Frage an Bettina Hagedorn von Joachim B. bezüglich Wirtschaft

Sehr geehrte Frau Hagedorn,

wie ich Ihren Daten entnehme haben Sie drei Kinder, denen Sie nach Ihrer Entscheidung zum ESM eine große Summe für deren Leben und eventuell den Enkeln mit auf den Weg geben wollen. Auch ich habe Kinder und Enkelkinder, bin bis zu meiner Rente im Bankwesen tätig gewesen und denke, selbst wenn auch deutsche Banken bei der Nicht-Zustimmung pleite gehen würden, könnten unsere Sicherungssysteme, wohlgemerkt nur für unser Land ausreichend sein.
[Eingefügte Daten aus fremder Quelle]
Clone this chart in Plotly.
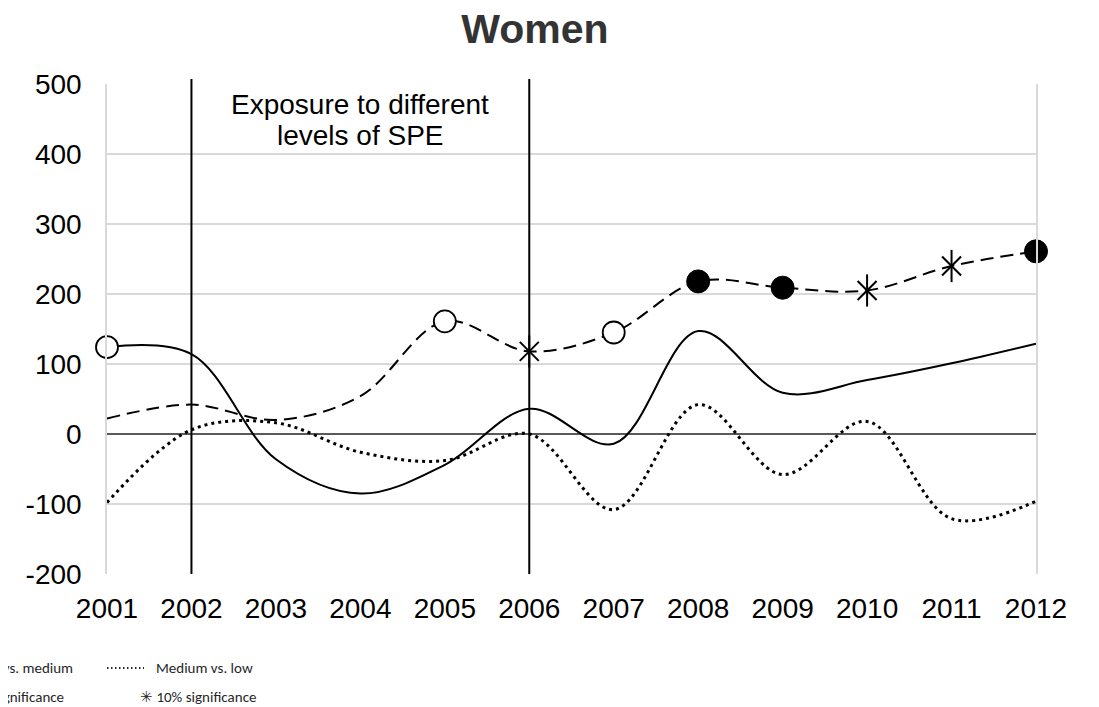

Nachdem ich den Artikel in der FAZ gelesen habe, erkannte ich einige meiner Gedanken wieder und mache mir auch selbst große Sorgen. Ich denke, es ist für jeden Abgeordneten schwer und ich respektiere deren Freiheit der Entscheidung. Doch als Bürger sehe auch ich meine Pflicht, meiner Abgeordneten meine Gedanken zu senden. Wie werden Sie bei der Bankenunion abstimmen?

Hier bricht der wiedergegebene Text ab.